Serve God, not money

Luke 16:13 (ESV) No servant can serve two masters, for either he will hate the one and love the other, or he will be devoted to the one and despise the other. You cannot serve God and money.”  

Jesus concludes with some powerful statements. He says that you can’t server two masters. Many people think they can, but it can’t be done. He then applies that general principle to the story he just told. He finishes by saying that you can’t serve God and money. If money becomes an idol in your life, you can’t serve or worship God at the same time. A believer is someone who serves God 100% and manages all of his blessings, whether money, time, talents or possessions for God alone. Jesus is commanding his followers to be faithful managers.

The Old Testament is full of examples where people tried to worship God at the temple, yet continued to worship idols elsewhere. God always condemned such behavior and said that kind of worship was unacceptable. The same is true today. God desires for His followers to put Him first in every area of life. Whether being regular in worship with your church family or putting him first in giving with your finances. Every minute of your life is His and every dollar you earn is His as well. When you’re full devoted to Jesus, then you will follow His directions with every blessing you have, whether money, time or relationships.

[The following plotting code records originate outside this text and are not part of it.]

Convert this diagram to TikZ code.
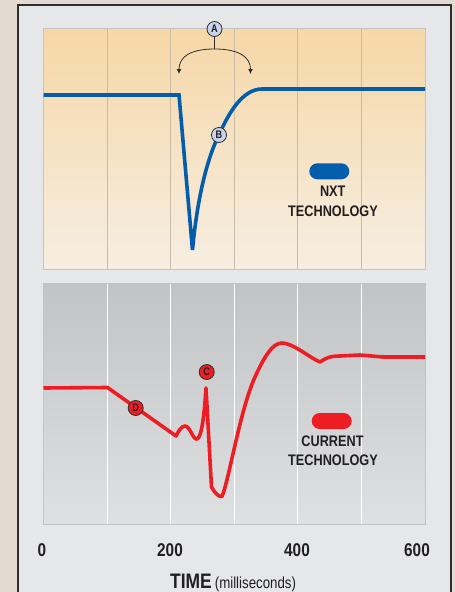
\documentclass[tikz,border=0pt]{standalone}
\usepackage{fontspec}
\setmainfont{Liberation Sans}
\newfontfamily\condf[FakeStretch=0.83]{Liberation Sans}
\newfontfamily\condb[FakeStretch=0.83]{Liberation Sans Bold}
\usetikzlibrary{arrows.meta}
\definecolor{beige}{HTML}{E3DBD0}
\definecolor{framegray}{HTML}{E6E7E9}
\definecolor{framedark}{HTML}{2E2E2E}
\definecolor{toptop}{HTML}{F6D7A7}
\definecolor{topbot}{HTML}{F6EEE2}
\definecolor{bottop}{HTML}{C2C3C5}
\definecolor{botbot}{HTML}{DFE0E2}
\definecolor{tangrid}{HTML}{C9BBA6}
\definecolor{panelborder}{HTML}{C3C3C3}
\definecolor{nxtblue}{HTML}{045DAB}
\definecolor{curred}{HTML}{EE1D24}
\definecolor{lblue}{HTML}{C8D4EB}
\definecolor{ink}{HTML}{231F20}
\begin{document}
\begin{tikzpicture}[x=1pt,y=-1pt,
  marker/.style={circle, draw=framedark, line width=0.8pt, minimum size=15pt, inner sep=0pt,
     font=\condb\fontsize{11}{11}\selectfont, text=ink},
  pill/.style={rectangle, rounded corners=8pt, minimum width=40pt, minimum height=16pt, inner sep=0pt},
  legtext/.style={anchor=base, inner sep=0pt, text=ink, font=\condb\fontsize{15.3}{15.3}\selectfont},
  ticktext/.style={anchor=base, inner sep=0pt, text=ink, font=\condb\fontsize{18.5}{18.5}\selectfont},
  curve/.style={line width=3.6pt, line join=round}
]
\useasboundingbox (0,0) rectangle (455,592);
\clip (0,0) rectangle (455,592);
% background
\fill[beige] (0,0) rectangle (455,592);
\filldraw[fill=framegray, draw=framedark, line width=2pt] (17.5,4.5) rectangle (451,610);
% top panel
\shade[top color=toptop, bottom color=topbot] (43.5,28) rectangle (425,269);
\foreach \gx in {107.5,170.5,234.5,297.5,361.5}
  \draw[tangrid, line width=0.8pt] (\gx,28) -- (\gx,269);
\draw[panelborder, line width=1pt] (43.5,28) rectangle (425,269);
% bottom panel
\shade[top color=bottop, bottom color=botbot] (43.5,283) rectangle (425,524);
\foreach \gx in {107.5,170.5,234.5,297.5,361.5}
  \draw[white, line width=0.8pt] (\gx,283) -- (\gx,524);
\draw[panelborder, line width=1pt] (43.5,283) rectangle (425,524);

% NXT curve
\coordinate (n0) at (43.5,95);
\coordinate (n1) at (179,95);
\coordinate (n2) at (192.5,250);
\coordinate (nB) at (219,135);
\coordinate (n3) at (262,89);
\coordinate (n4) at (425,89);
\draw[curve, nxtblue, line join=miter] (n0) -- (n1) -- (n2)
  .. controls (197,200) and (207,158) .. (nB)
  .. controls (229,112) and (243,89) .. (n3) -- (n4);

% current curve
\coordinate (c0) at (43.5,388);
\coordinate (c1) at (107.5,387.5);
\coordinate (c2) at (176,436);
\coordinate (c3) at (185,426);
\coordinate (c4) at (197,439);
\coordinate (c5) at (206,388);
\coordinate (c6) at (211.5,487);
\coordinate (c7) at (222,496.5);
\coordinate (c8) at (255,377);
\coordinate (c9) at (282,343);
\coordinate (c10) at (320,362);
\coordinate (c11) at (340,356);
\coordinate (c12) at (360,355);
\coordinate (c13) at (383,357);
\coordinate (c14) at (425,357);
\draw[curve, curred] (c0) -- (c1) -- (c2)
  .. controls (179,430) and (182,426) .. (c3)
  .. controls (190,426) and (193,440) .. (c4)
  .. controls (201,438) and (204,420) .. (c5)
  -- (c6)
  .. controls (214,492) and (219,497.5) .. (c7)
  .. controls (229,480) and (240,410) .. (c8)
  .. controls (265,355) and (273,343) .. (c9)
  .. controls (293,343) and (310,358) .. (c10)
  .. controls (326,358) and (330,356) .. (c11)
  -- (c12) -- (c13) -- (c14);

% markers
\node[marker, fill=lblue] (A) at (214.5,29) {A};
\node[marker, fill=lblue] (B) at (219,135) {B};
\node[marker, fill=curred] (C) at (206.7,372) {C};
\node[marker, fill=curred] (D) at (135.7,408) {D};

% A bracket arrows
\coordinate (Aj) at (214.5,49);
\coordinate (AL) at (179,74);
\coordinate (AR) at (250.5,74);
\draw[framedark, line width=0.8pt] (A.south) -- (Aj);
\draw[framedark, line width=0.8pt, -{Latex[length=5pt,width=5pt]}] (Aj) .. controls (190,49) and (179,57) .. (AL);
\draw[framedark, line width=0.8pt, -{Latex[length=5pt,width=5pt]}] (Aj) .. controls (239,49) and (250.5,57) .. (AR);

% legends
\node[pill, fill=nxtblue] (nxtpill) at (329.3,171.3) {};
\node[legtext] (nxt1) at (332.7,196.7) {NXT};
\node[legtext] (nxt2) at (333,216) {TECHNOLOGY};
\node[pill, fill=curred] (curpill) at (331.7,421) {};
\node[legtext] (cur1) at (332.5,446.7) {CURRENT};
\node[legtext] (cur2) at (333,465.7) {TECHNOLOGY};

% axis
\node[ticktext] (t0) at (42,556) {0};
\node[ticktext] (t200) at (170,556) {200};
\node[ticktext] (t400) at (297,556) {400};
\node[ticktext] (t600) at (417,556) {600};
\node[anchor=base west, inner sep=0pt, text=ink] (time) at (170,588.5)
  {{\condb\fontsize{21}{21}\selectfont TIME}\hspace{3pt}{\condf\fontsize{16}{16}\selectfont(milliseconds)}};
\end{tikzpicture}
\end{document}
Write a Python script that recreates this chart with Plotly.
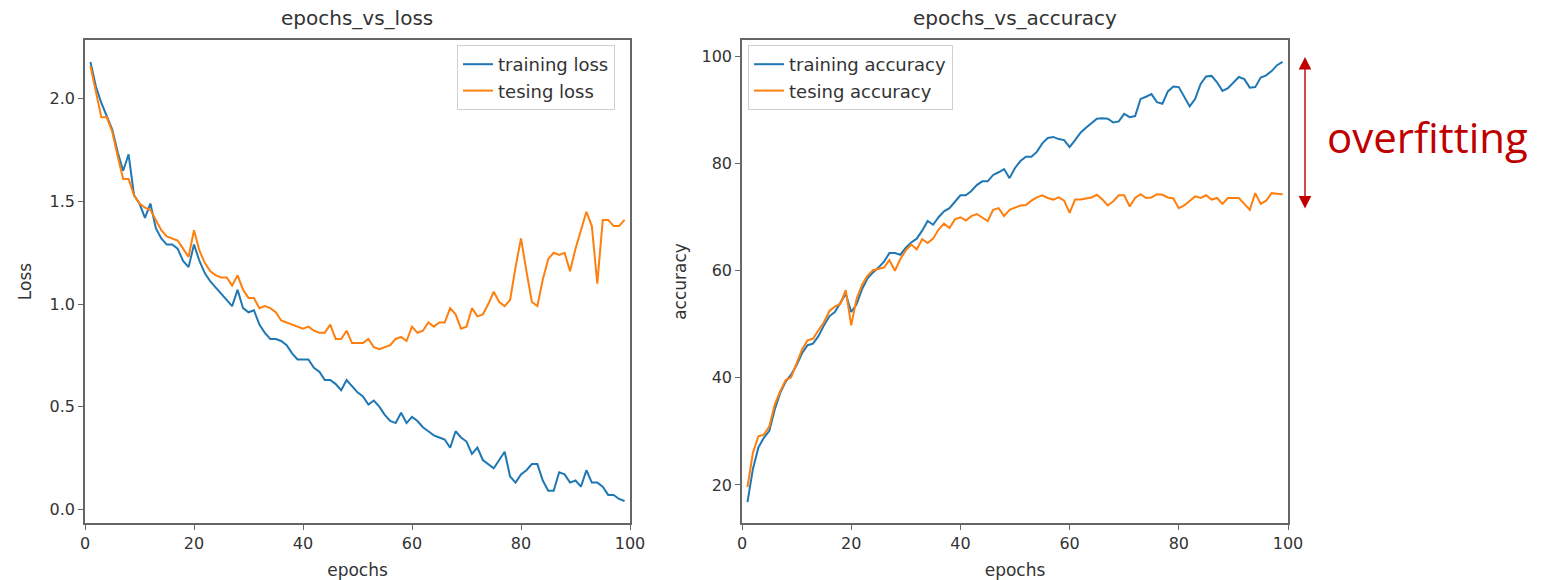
import plotly.graph_objects as go

epochs = list(range(1, 100))

train_loss = [2.18, 2.06, 1.98, 1.91, 1.85, 1.74, 1.65, 1.73, 1.53, 1.49,
              1.42, 1.49, 1.37, 1.32, 1.29, 1.29, 1.27, 1.21, 1.18, 1.29,
              1.21, 1.15, 1.11, 1.08, 1.05, 1.02, 0.99, 1.07, 0.98, 0.96,
              0.97, 0.90, 0.86, 0.83, 0.83, 0.82, 0.80, 0.76, 0.73, 0.73,
              0.73, 0.69, 0.67, 0.63, 0.63, 0.61, 0.58, 0.63, 0.60, 0.57,
              0.55, 0.51, 0.53, 0.50, 0.46, 0.43, 0.42, 0.47, 0.42, 0.45,
              0.43, 0.40, 0.38, 0.36, 0.35, 0.34, 0.30, 0.38, 0.35, 0.33,
              0.27, 0.30, 0.24, 0.22, 0.20, 0.24, 0.28, 0.16, 0.13, 0.17,
              0.19, 0.22, 0.22, 0.14, 0.09, 0.09, 0.18, 0.17, 0.13, 0.14,
              0.11, 0.19, 0.13, 0.13, 0.11, 0.07, 0.07, 0.05, 0.04]

test_loss = [2.16, 2.03, 1.91, 1.91, 1.84, 1.72, 1.61, 1.61, 1.53, 1.49,
             1.47, 1.46, 1.41, 1.36, 1.33, 1.32, 1.31, 1.27, 1.23, 1.36,
             1.26, 1.20, 1.16, 1.14, 1.13, 1.13, 1.09, 1.14, 1.07, 1.03,
             1.03, 0.98, 0.99, 0.98, 0.96, 0.92, 0.91, 0.90, 0.89, 0.88,
             0.89, 0.87, 0.86, 0.86, 0.90, 0.83, 0.83, 0.87, 0.81, 0.81,
             0.81, 0.83, 0.79, 0.78, 0.79, 0.80, 0.83, 0.84, 0.82, 0.89,
             0.86, 0.87, 0.91, 0.89, 0.91, 0.91, 0.98, 0.95, 0.88, 0.89,
             0.98, 0.94, 0.95, 1.00, 1.06, 1.01, 0.99, 1.02, 1.18, 1.32,
             1.16, 1.01, 0.99, 1.12, 1.22, 1.25, 1.24, 1.25, 1.16, 1.27,
             1.36, 1.45, 1.38, 1.10, 1.41, 1.41, 1.38, 1.38, 1.41]

train_acc = [16.8, 23.0, 27.0, 28.8, 30.1, 34.1, 37.2, 39.3, 40.6, 42.4,
             44.6, 46.1, 46.4, 47.8, 49.8, 51.5, 52.3, 54.1, 55.7, 52.3,
             53.8, 56.6, 58.6, 59.7, 60.6, 61.7, 63.3, 63.3, 63.0, 64.3,
             65.3, 66.0, 67.5, 69.3, 68.6, 70.0, 71.1, 71.7, 73.0, 74.1,
             74.1, 74.9, 76.0, 76.7, 76.7, 77.9, 78.4, 79.0, 77.3, 79.2,
             80.5, 81.3, 81.3, 82.2, 83.8, 84.8, 85.0, 84.6, 84.4, 83.1,
             84.4, 85.8, 86.7, 87.5, 88.4, 88.5, 88.4, 87.7, 87.9, 89.3,
             88.7, 88.9, 92.1, 92.5, 93.0, 91.5, 91.2, 93.5, 94.4, 94.3,
             92.4, 90.7, 92.1, 94.9, 96.3, 96.4, 95.2, 93.6, 94.1, 95.2,
             96.2, 95.8, 94.2, 94.3, 96.1, 96.5, 97.3, 98.4, 99.0]

test_acc = [19.6, 26.0, 29.1, 29.4, 30.9, 35.0, 37.5, 39.6, 40.1, 42.7,
            45.3, 47.0, 47.3, 48.9, 50.4, 52.5, 53.3, 53.8, 56.4, 49.8,
            54.8, 57.4, 59.1, 60.1, 60.4, 60.6, 62.0, 60.0, 62.2, 63.8,
            64.9, 64.0, 65.9, 65.2, 66.0, 67.7, 68.8, 68.0, 69.6, 70.0,
            69.4, 70.2, 70.6, 69.9, 69.3, 71.4, 71.7, 70.2, 71.4, 71.8,
            72.2, 72.3, 73.1, 73.7, 74.1, 73.6, 73.3, 73.7, 73.1, 70.8,
            73.3, 73.3, 73.5, 73.7, 74.2, 73.3, 72.2, 73.0, 74.1, 74.1,
            72.0, 73.6, 74.3, 73.6, 73.7, 74.3, 74.2, 73.7, 73.5, 71.7,
            72.2, 73.0, 73.9, 73.6, 74.1, 73.3, 73.6, 72.5, 73.6, 73.6,
            73.6, 72.5, 71.4, 74.5, 72.5, 73.1, 74.5, 74.4, 74.3]

x_ticks = [0, 20, 40, 60, 80, 100]
loss_ticks = [0.0, 0.5, 1.0, 1.5, 2.0]
acc_ticks = [20, 40, 60, 80, 100]

BLUE = "#1f77b4"
ORANGE = "#ff7f0e"
RED = "#C00000"
TXT = "#333333"
W, H = 1552, 580
FONT = "DejaVu Sans"

fig = go.Figure()
fig.add_trace(go.Scatter(x=epochs, y=train_loss, mode="lines", name="training loss",
                         line=dict(color=BLUE, width=2), xaxis="x", yaxis="y", legend="legend"))
fig.add_trace(go.Scatter(x=epochs, y=test_loss, mode="lines", name="tesing loss",
                         line=dict(color=ORANGE, width=2), xaxis="x", yaxis="y", legend="legend"))
fig.add_trace(go.Scatter(x=epochs, y=train_acc, mode="lines", name="training accuracy",
                         line=dict(color=BLUE, width=2), xaxis="x2", yaxis="y2", legend="legend2"))
fig.add_trace(go.Scatter(x=epochs, y=test_acc, mode="lines", name="tesing accuracy",
                         line=dict(color=ORANGE, width=2), xaxis="x2", yaxis="y2", legend="legend2"))

ydom = [1 - 523 / H, 1 - 40 / H]
axis_common = dict(showline=True, linecolor="#666", linewidth=1.5, mirror=True,
                   ticks="outside", ticklen=5, tickcolor="#666", showgrid=False,
                   zeroline=False, automargin=False,
                   tickfont=dict(family=FONT, size=16, color=TXT))
title_font = dict(family=FONT, size=17, color=TXT)
legend_font = dict(family=FONT, size=18, color=TXT)

fig.update_layout(
    width=W, height=H,
    margin=dict(l=0, r=0, t=0, b=0, autoexpand=False),
    paper_bgcolor="white", plot_bgcolor="white",
    font=dict(family=FONT, color=TXT),
    xaxis=dict(domain=[85 / W, 630 / W], range=[0, 100], tickvals=x_ticks,
               title=dict(text="epochs", font=title_font, standoff=12), anchor="y", **axis_common),
    yaxis=dict(domain=ydom, range=[-0.067, 2.287], tickvals=loss_ticks, tickformat=".1f",
               title=dict(text="Loss", font=title_font, standoff=14), anchor="x", **axis_common),
    xaxis2=dict(domain=[742 / W, 1288 / W], range=[0, 100], tickvals=x_ticks,
                title=dict(text="epochs", font=title_font, standoff=12), anchor="y2", **axis_common),
    yaxis2=dict(domain=ydom, range=[12.9, 103.1], tickvals=acc_ticks,
                title=dict(text="accuracy", font=title_font, standoff=11), anchor="x2", **axis_common),
    legend=dict(x=615 / W, y=1 - 45 / H, xanchor="right", yanchor="top",
                bgcolor="white", bordercolor="#d0d0d0", borderwidth=1, font=legend_font),
    legend2=dict(x=748 / W, y=1 - 45 / H, xanchor="left", yanchor="top",
                 bgcolor="white", bordercolor="#d0d0d0", borderwidth=1, font=legend_font),
    showlegend=True,
)

annotations = [
    dict(text="epochs_vs_loss", x=357 / W, y=1 - 18 / H, xref="paper", yref="paper",
         xanchor="center", yanchor="middle", showarrow=False,
         font=dict(family=FONT, size=20, color=TXT)),
    dict(text="epochs_vs_accuracy", x=1015 / W, y=1 - 18 / H, xref="paper", yref="paper",
         xanchor="center", yanchor="middle", showarrow=False,
         font=dict(family=FONT, size=20, color=TXT)),
    dict(text="overfitting", x=1325 / W, y=1 - 136 / H, xref="paper", yref="paper",
         xanchor="left", yanchor="middle", showarrow=False,
         font=dict(family="Open Sans", size=42, color=RED)),
    # double-headed arrow (head at top, start head at bottom)
    dict(x=1305 / W, y=1 - 57 / H, xref="paper", yref="paper",
         ax=0, ay=210 - 57, axref="pixel", ayref="pixel",
         text="", showarrow=True, arrowside="end+start",
         arrowhead=2, startarrowhead=2, arrowsize=1.8, startarrowsize=1.8,
         arrowwidth=1.4, arrowcolor=RED, standoff=0, startstandoff=0),
]
fig.update_layout(annotations=annotations)

fig.write_html("out.html",
               config={"displayModeBar": False},
               post_script="document.body.style.margin='0';document.body.style.overflow='hidden';")
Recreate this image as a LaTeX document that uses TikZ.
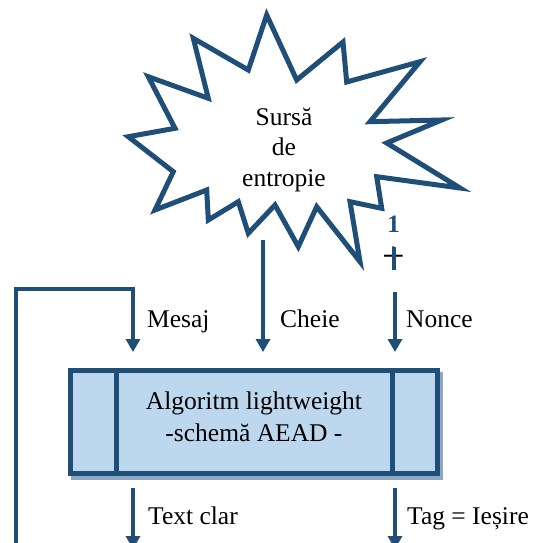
\documentclass[tikz,border=0pt]{standalone}
\usepackage{fontspec}
\setmainfont{Liberation Serif}
\usetikzlibrary{arrows.meta,positioning}
\definecolor{BleuFonce}{RGB}{31,78,121}
\definecolor{BleuClair}{RGB}{189,215,238}
\definecolor{Ombre}{RGB}{143,168,194}

\begin{document}
\begin{tikzpicture}[x=1pt,y=-1pt]
  \tikzset{FlecheStyle/.style = {draw           = BleuFonce,
                                 line width     = 4pt,
                                 line join      = miter,
                                 -{Triangle[width=14pt,length=13pt]}},
           TexteStyle/.style  = {font           = \fontsize{25.5}{31}\selectfont,
                                 inner sep      = 0pt,
                                 anchor         = base west}}
  \useasboundingbox (0,0) rectangle (537,543);
	%%% SOURCE D'ENTROPIE %%%
	\draw[BleuFonce, line width=5pt, line join=miter, fill=white]
	  (266.7,15) -- (296.7,80) -- (343,42) -- (346.7,82) -- (420,61.7)
	  -- (370,121.7) -- (441.7,120) -- (386.7,143) -- (460,188)
	  -- (376.7,176.7) -- (381.7,208.3) -- (350,201.7) -- (360,261.7)
	  -- (316.7,206.7) -- (298.3,246.7) -- (275,205) -- (248.3,233.3)
	  -- (238.3,201.7) -- (208.3,220) -- (206.7,190) -- (155,210)
	  -- (173.3,171.7) -- (128.3,136.7) -- (175,128.3) -- (148.3,76.7)
	  -- (208.3,98.3) -- (193.3,38.3) -- (248.3,70) -- cycle;
	\node[align=center, font=\fontsize{25.5}{30.5}\selectfont, inner sep=0pt](src) at (284,150){Sursă\\de\\entropie};
	%%% COMPTEUR %%%
	\node[text=BleuFonce, font=\bfseries\fontsize{25}{25}\selectfont, inner sep=0pt](un) at (393.5,224){1};
	\node[font=\fontsize{40}{40}\selectfont, inner sep=0pt](plus) at (394,258.5){+};
	\draw[BleuFonce, line width=4pt] (393.5,247) -- (393.5,270);
	%%% ALGORITHME %%%
	\fill[Ombre] (70.5,372) rectangle (442.5,480);
	\node[draw=BleuFonce, fill=BleuClair, line width=5pt, outer sep=0pt,
	      minimum width=367pt, minimum height=103pt](alg) at (254,421.5){};
	\draw[BleuFonce, line width=5pt] ([xshift=45.5pt]alg.north west) -- ([xshift=45.5pt]alg.south west);
	\draw[BleuFonce, line width=5pt] ([xshift=-45.5pt]alg.north east) -- ([xshift=-45.5pt]alg.south east);
	\node[align=center, font=\fontsize{25.5}{32}\selectfont, inner sep=0pt, yshift=4.5pt](algtxt) at (alg){Algoritm lightweight\\-schemă AEAD -};
	%%% ENTREES %%%
	\coordinate (boucle) at (16,548);
	\coordinate (mesajH) at (133,289);
	\coordinate (mesajB) at (133,352);
	\coordinate (cheieH) at (263,240);
	\coordinate (cheieB) at (263,352);
	\coordinate (nonceH) at (395,292);
	\coordinate (nonceB) at (395,352);
	\draw[FlecheStyle] (boucle) |- (mesajH) -- (mesajB);
	\draw[FlecheStyle] (cheieH) -- (cheieB);
	\draw[FlecheStyle] (nonceH) -- (nonceB);
	\node[TexteStyle](mesaj) at (147,327){Mesaj};
	\node[TexteStyle](cheie) at (280,327){Cheie};
	\node[TexteStyle](nonce) at (406,327){Nonce};
	%%% SORTIES %%%
	\coordinate (clarH) at (133,488);
	\coordinate (clarB) at (133,549);
	\coordinate (tagH) at (395,488);
	\coordinate (tagB) at (395,549);
	\draw[FlecheStyle] (clarH) -- (clarB);
	\draw[FlecheStyle] (tagH) -- (tagB);
	\node[TexteStyle](clar) at (148,524){Text clar};
	\node[TexteStyle](tag) at (407,524){Tag = Ieșire};
\end{tikzpicture}
\end{document}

Today, we’ve talked about Eternal Investing. Living our lives today in light of eternity. Managing our finances for eternity, not just for today or tomorrow. Jesus desires for us to be rich toward God, avoiding selfish goals in our lives. We prepare for eternity by using the resources that God has entrusted to us to make forever friends. Be a faithful manager of what you have, whether a little or a lot and God will bless you with true riches, both in this life and the next. When you invest in eternity, you will reap an eternity of reward.